With the clock ticking on setting up an extreme weather shelter for the city’s homeless, city staff are recommending council go ahead with setting up a mobile shelter near the fire hall.
Radiant Life Church Pastor Art Van Holst asked council two weeks ago for permission to set up the shelter – a self-contained unit built from a steel shipping container – next to the downtown fire hall and nearby the church.
Kevin Brooks, the city’s senior planner, said staff looked at 10 different downtown locations but agreed that the trailer could be legally placed on the city-owned lot at 1241 Dogwood Street next to the fire station.
“The proposed use is consistent with the Campbell River zoning bylaw, the OCP (Official Community Plan) and the affordable housing strategy,” Brooks said in his report to council.
However, Brooks said there is the concern over aesthetics and bringing the homeless into an area they’re not familiar with.
“Shelters of this nature will have both real and perceived impacts on the surrounding community,” Brooks said. “Siting an extreme weather shelter at any location will obviously attract the homeless population and therefore introduces these individuals into an area where they may have not frequented. This may result in real or perceived behaviours that surrounding property owners have issue with.”
The closest neighbour, the fire hall, is supportive of having the shelter next door.
City staff spoke to Fire Chief Ian Baikie who said that having site attendants trained in first aid would be an asset.

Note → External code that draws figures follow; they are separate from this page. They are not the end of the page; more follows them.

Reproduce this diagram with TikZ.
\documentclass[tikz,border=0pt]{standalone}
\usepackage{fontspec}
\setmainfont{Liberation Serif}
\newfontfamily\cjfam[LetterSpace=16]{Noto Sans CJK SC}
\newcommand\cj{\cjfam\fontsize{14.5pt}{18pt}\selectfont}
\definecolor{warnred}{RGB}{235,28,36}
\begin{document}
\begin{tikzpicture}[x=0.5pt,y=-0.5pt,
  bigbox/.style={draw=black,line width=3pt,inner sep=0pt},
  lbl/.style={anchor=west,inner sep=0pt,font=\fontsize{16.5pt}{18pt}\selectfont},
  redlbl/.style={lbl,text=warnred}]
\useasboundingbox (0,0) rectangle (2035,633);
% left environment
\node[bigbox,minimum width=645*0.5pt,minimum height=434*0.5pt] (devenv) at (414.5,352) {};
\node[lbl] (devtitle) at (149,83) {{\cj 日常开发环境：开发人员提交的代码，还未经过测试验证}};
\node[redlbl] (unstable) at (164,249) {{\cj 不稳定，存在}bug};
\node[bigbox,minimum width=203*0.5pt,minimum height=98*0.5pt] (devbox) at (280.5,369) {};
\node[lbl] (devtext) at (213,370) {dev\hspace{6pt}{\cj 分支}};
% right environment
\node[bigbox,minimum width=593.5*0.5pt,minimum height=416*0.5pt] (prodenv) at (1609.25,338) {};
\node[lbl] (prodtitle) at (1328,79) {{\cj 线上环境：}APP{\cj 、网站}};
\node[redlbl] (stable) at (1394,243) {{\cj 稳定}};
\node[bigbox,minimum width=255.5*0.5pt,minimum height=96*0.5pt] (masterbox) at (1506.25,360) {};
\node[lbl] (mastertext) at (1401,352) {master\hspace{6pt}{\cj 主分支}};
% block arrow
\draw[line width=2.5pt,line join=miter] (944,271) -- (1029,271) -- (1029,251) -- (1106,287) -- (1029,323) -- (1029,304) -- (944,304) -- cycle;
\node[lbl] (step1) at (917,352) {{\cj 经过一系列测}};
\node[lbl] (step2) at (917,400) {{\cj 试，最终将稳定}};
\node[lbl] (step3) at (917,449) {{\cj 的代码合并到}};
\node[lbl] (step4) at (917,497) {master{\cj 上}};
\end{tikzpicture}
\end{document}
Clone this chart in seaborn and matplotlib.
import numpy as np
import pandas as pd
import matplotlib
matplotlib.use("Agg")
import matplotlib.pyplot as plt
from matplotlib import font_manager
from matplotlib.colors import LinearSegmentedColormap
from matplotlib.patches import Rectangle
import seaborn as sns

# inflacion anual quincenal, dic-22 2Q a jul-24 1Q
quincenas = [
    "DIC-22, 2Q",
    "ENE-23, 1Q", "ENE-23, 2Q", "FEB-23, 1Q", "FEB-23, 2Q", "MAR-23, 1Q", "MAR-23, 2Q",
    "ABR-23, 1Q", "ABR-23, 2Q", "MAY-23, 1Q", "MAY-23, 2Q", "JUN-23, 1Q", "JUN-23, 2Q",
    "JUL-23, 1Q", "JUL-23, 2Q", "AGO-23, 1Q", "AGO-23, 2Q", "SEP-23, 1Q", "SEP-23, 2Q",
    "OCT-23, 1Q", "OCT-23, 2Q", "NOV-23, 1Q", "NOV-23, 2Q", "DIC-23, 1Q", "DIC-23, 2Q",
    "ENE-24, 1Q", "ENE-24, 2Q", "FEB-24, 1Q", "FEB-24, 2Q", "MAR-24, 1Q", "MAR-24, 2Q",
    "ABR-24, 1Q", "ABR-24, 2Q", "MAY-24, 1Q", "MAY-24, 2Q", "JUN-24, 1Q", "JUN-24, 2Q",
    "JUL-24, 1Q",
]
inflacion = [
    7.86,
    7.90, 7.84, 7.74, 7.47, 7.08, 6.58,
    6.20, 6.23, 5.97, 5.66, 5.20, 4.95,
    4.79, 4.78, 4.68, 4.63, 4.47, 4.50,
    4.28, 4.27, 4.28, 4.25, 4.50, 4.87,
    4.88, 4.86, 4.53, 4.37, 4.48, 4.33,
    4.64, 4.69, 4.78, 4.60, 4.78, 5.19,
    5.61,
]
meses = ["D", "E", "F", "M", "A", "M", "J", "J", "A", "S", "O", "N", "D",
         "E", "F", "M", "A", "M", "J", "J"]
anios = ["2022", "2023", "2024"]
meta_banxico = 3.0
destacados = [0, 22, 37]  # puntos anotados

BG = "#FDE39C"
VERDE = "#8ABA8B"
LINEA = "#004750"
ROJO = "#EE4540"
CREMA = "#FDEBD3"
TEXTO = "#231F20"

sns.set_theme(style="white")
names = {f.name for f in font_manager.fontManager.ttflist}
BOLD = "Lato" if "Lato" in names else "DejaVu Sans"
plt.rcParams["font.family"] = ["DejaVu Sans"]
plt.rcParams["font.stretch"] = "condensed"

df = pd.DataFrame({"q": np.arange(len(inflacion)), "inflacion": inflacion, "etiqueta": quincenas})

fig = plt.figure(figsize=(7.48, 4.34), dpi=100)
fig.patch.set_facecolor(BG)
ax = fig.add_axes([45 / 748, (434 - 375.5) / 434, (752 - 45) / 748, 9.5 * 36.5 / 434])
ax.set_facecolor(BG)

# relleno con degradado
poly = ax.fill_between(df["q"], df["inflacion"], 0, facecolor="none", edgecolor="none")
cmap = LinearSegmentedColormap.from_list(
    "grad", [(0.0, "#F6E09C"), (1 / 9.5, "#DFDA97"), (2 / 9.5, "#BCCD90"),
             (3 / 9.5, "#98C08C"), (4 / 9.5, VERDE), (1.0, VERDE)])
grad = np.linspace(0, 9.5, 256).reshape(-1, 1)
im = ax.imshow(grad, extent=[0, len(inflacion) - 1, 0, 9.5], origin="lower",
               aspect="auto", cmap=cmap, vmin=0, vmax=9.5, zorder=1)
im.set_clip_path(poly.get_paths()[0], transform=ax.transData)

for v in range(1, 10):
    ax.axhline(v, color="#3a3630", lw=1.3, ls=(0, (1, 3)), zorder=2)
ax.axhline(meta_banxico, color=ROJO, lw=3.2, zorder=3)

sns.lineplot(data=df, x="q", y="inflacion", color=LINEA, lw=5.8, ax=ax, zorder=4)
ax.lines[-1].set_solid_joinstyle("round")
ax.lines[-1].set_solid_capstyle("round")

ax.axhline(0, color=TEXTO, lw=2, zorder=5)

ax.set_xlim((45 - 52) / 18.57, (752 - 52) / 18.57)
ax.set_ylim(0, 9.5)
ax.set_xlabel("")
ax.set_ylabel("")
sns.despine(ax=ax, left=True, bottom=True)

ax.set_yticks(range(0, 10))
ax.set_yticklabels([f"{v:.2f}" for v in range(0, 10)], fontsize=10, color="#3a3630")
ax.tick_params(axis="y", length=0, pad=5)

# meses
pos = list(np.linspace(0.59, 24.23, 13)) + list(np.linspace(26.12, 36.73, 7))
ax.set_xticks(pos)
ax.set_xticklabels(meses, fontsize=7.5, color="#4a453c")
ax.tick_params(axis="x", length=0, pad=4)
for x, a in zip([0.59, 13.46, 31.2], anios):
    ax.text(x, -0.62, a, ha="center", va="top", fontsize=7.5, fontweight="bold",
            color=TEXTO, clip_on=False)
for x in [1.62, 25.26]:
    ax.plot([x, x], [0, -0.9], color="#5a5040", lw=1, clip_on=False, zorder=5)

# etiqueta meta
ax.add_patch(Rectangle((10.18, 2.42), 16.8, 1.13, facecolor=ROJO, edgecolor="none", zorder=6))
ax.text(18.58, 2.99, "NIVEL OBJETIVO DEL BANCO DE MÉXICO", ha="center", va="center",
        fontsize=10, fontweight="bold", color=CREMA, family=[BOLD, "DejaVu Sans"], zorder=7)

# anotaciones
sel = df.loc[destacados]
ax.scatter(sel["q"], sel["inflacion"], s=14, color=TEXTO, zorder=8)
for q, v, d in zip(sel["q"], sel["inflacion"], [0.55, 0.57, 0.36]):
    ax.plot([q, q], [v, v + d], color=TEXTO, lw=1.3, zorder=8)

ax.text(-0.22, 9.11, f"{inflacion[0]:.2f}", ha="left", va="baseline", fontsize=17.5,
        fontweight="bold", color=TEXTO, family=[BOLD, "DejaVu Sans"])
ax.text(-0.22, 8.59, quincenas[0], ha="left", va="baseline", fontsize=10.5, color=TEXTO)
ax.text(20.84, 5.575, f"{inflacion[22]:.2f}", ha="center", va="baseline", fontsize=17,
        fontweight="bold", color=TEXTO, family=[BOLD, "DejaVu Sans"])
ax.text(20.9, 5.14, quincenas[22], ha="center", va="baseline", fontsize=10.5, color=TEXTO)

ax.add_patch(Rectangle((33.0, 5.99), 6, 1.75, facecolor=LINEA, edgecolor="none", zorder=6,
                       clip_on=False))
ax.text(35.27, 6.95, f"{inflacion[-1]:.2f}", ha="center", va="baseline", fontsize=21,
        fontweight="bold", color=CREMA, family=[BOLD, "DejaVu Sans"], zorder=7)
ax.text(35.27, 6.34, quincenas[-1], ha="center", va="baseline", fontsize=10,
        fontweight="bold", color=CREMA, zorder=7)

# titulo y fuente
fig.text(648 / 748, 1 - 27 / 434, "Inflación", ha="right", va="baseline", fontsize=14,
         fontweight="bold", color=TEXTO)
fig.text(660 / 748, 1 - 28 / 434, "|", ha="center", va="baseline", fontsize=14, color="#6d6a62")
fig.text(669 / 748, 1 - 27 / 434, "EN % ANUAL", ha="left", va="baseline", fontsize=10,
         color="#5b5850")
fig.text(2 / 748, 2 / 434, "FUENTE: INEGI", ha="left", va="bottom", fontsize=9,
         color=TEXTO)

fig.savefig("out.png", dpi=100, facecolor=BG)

“He also commented that having trained people providing information to the BCAS (B.C. Ambulance Service) dispatch staff regarding the medical needs of these (homeless) individuals may provide more appropriate resources being dispatched to medical incidents,” Brooks said.
The RCMP, however, had a number of concerns.
Police Inspector Lyle Gelinas identified issues surrounding the impact on adjacent businesses; how the site attendant will address individuals who show up at the shelter after the 7 p.m. opening time; how one person staffing the shelter will deal with potentially violent situations; and that having just one person on site from 12 p.m. until 7 a.m. may not be safe.
Brooks said while Gelinas is supportive of an extreme weather shelter, he wants more information on how the Radiant Life Church plans to address those issues before the shelter opens. Under BC Housing rules, the shelter must be opened by November 1. The shelter can accommodate up to 16 people, with two people per room which comes with heat and electricity. The unit has a shared bathroom.